Today’s report outlines lessons from the turnaround, including DWP acquiring the ability to build a new version of the universal credit IT infrastructure in-house following the reset. This corrected mistakes made in the 1990s and 2000s when not just the ability to build IT but to manage the contracts was outsourced across government.

In addition, policy, IT build and operational staff have been brought together in a “test and learn” approach that is allowing the programme to adapt to how staff and claimants cope with it.

However, Timmins also concluded the scheme remains very much a work in progress. “Recovery is not the same as recovered,” he stated.

In particular, current funding and taper levels for benefit payments within the system may not achieve the ‘dynamic’ effects originally intended.

“But universal credit is a framework. If the incentives to take work are now too small, this or a future government could make them more generous, altering the taper or increasing the work allowances…Admirably and unusually, the legislation allows for much experimentation within that framework,” he added.
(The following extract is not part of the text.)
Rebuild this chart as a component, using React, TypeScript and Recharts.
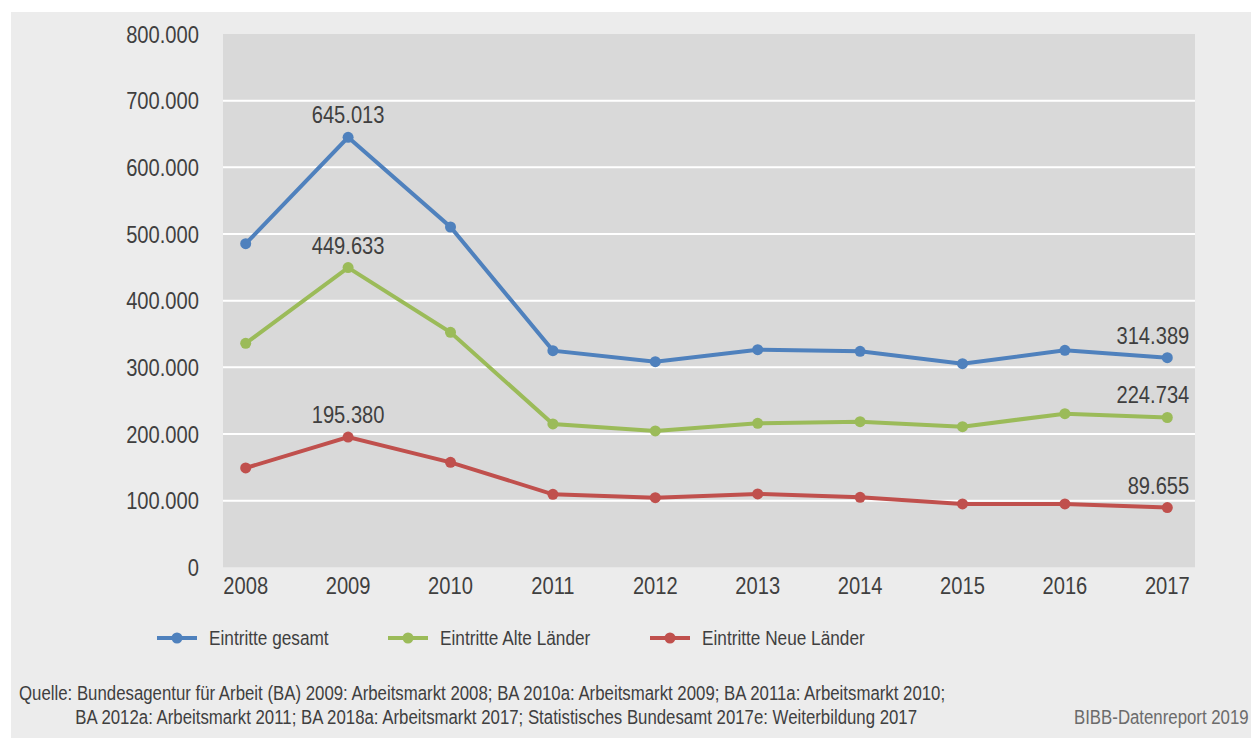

“Would a more generous taper significantly affect behaviour or not? Would bigger work allowances help? Would significantly changing the child care element make a big difference? Would doing more to incentivise second earners have a bigger overall impact than simply getting inactive people to do at least a few hours’ work a week? All these and more, if and when universal credit is up and running at scale, can be tried locally against a set of controls elsewhere.”